Facebook has released as open source a library it uses to generate code, providing a way for outside programmers to automate some of the routine work they do when creating large programs.
"Developers outside of Facebook can use this tool to raise the level of abstraction in their code and build more powerful frameworks," wrote Alejandro Marcu, a software engineer at Facebook, about CodeGen, in an e-mail.
Frameworks have been immensely valuable in software development because they save a lot of time in developing a new application by streamlining many of the low-level implementation chores. For instance, the Ruby-On-Rails framework proved to be immensely popular for quickly setting up Web applications.
Frameworks are declarative, meaning that they allow the developer to "write what they want instead of how they want it done," Marcu explained.
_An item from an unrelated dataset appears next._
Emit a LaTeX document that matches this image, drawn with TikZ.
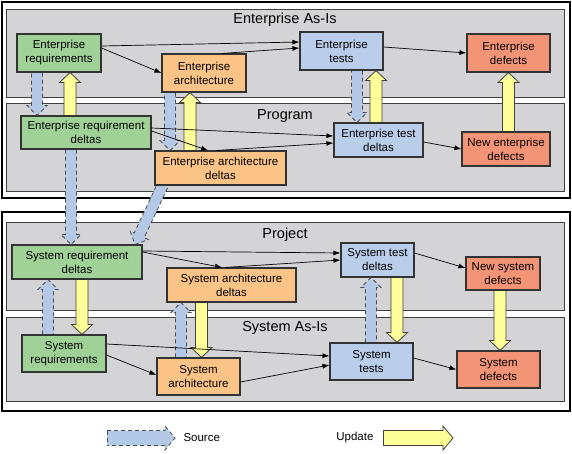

Prior to using Codegen, Facebook engineers used a patchwork of scripts and templates to generate the bits of code that perform simple but frequently executed tasks, such as fetching a user's birthday.
This cobblework approach had some limitations though, as Marcu outlined in a blog post explaining the technology. Facebook engineers couldn't tell which parts of the resulting code relied on other parts. So, making any changes could lead to unintended consequences.
Also, this old approach wouldn't allow developers to set data types for variables, which can be handy for ensuring data integrity. Setting data types would also provide a way for code editing software to autocomplete code snippets, another time saver.
And even with the templates, they still had to write many additional components by hand, such as test code, or data loader.
The Codegen library simplifies operations by allowing a developer to create a schema, which would hold a template of code that can be used multiple times, as well as a way to generate all the related functionality needed to support that code, such as a data loader and a connection to the database.
Using the library, the user provides the needed details about the particular implementation and the software does the rest. It can generate classes, methods, variables, functions, interfaces, files, and other commonly needed blocks of code.
The software also provides a way to identify when automatically generated code is changed later by another developer, information that can be used to alert an update process not to overwrite the hand-written code. It also provides a place within the generated code to put additional functionality where it won't get overwritten.
Outside of Facebook, the Codegen library would be useful for any developer who routinely needs to make changes across multiple parts of a code base, such as creating a creating a class, or adding a constant.
"Codegen will allow you to automatically do that with one change," Marcu wrote.